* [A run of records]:
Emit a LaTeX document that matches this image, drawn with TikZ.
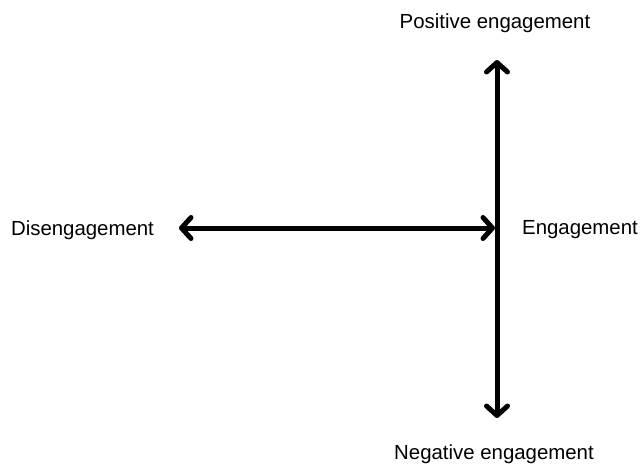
\documentclass[tikz,border=0pt]{standalone}
\usepackage{fontspec}
\setmainfont{Liberation Sans}
\usetikzlibrary{arrows.meta}
\begin{document}
\begin{tikzpicture}[x=1pt,y=-1pt,
  lbl/.style={font=\fontsize{20.4}{24}\selectfont, inner sep=0pt, text height=14.5pt, text depth=4pt},
  axis/.style={line width=5pt, line cap=round, {Straight Barb[length=9.5pt,width=21pt,line cap=round,line join=round]}-{Straight Barb[length=9.5pt,width=21pt,line cap=round,line join=round]}}]
\useasboundingbox (0,0) rectangle (642,466);
\coordinate (top) at (497,60);
\coordinate (bot) at (497,418);
\coordinate (lft) at (179,228);
\coordinate (rgt) at (495,228);
\draw[axis] (top) -- (bot);
\draw[axis] (lft) -- (rgt);
\node[lbl] (pos) at (495,23) {Positive engagement};
\node[lbl] (neg) at (494,454) {Negative engagement};
\node[lbl] (dis) at (82.5,230) {Disengagement};
\node[lbl] (eng) at (580,229) {Engagement};
\end{tikzpicture}
\end{document}
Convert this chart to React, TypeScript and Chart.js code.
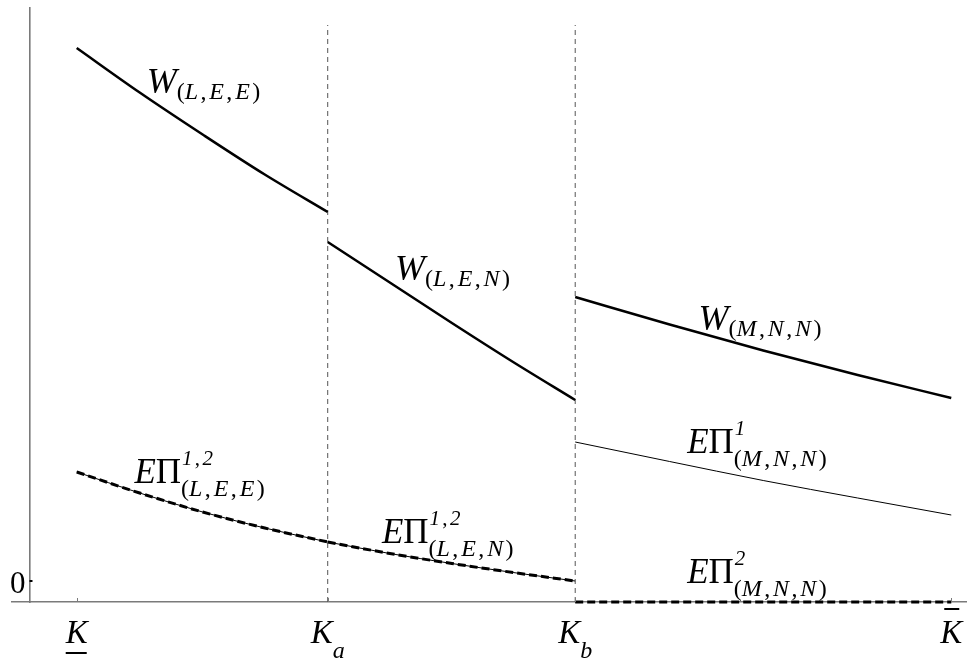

* [Problem description]: Without the pictures, restate each entry exactly.

* [Result]:
Emit a LaTeX document that matches this image, drawn with TikZ.
\documentclass[tikz,border=0pt]{standalone}
\usepackage{fontspec}
\setmainfont{Liberation Sans}
\usetikzlibrary{arrows.meta}
\begin{document}
\begin{tikzpicture}[x=1pt,y=-1pt,
  lbl/.style={font=\fontsize{20.4}{24}\selectfont, inner sep=0pt, text height=14.5pt, text depth=4pt},
  axis/.style={line width=5pt, line cap=round, {Straight Barb[length=9.5pt,width=21pt,line cap=round,line join=round]}-{Straight Barb[length=9.5pt,width=21pt,line cap=round,line join=round]}}]
\useasboundingbox (0,0) rectangle (642,466);
\coordinate (top) at (497,60);
\coordinate (bot) at (497,418);
\coordinate (lft) at (179,228);
\coordinate (rgt) at (495,228);
\draw[axis] (top) -- (bot);
\draw[axis] (lft) -- (rgt);
\node[lbl] (pos) at (495,23) {Positive engagement};
\node[lbl] (neg) at (494,454) {Negative engagement};
\node[lbl] (dis) at (82.5,230) {Disengagement};
\node[lbl] (eng) at (580,229) {Engagement};
\end{tikzpicture}
\end{document}
Convert this chart to React, TypeScript and Chart.js code.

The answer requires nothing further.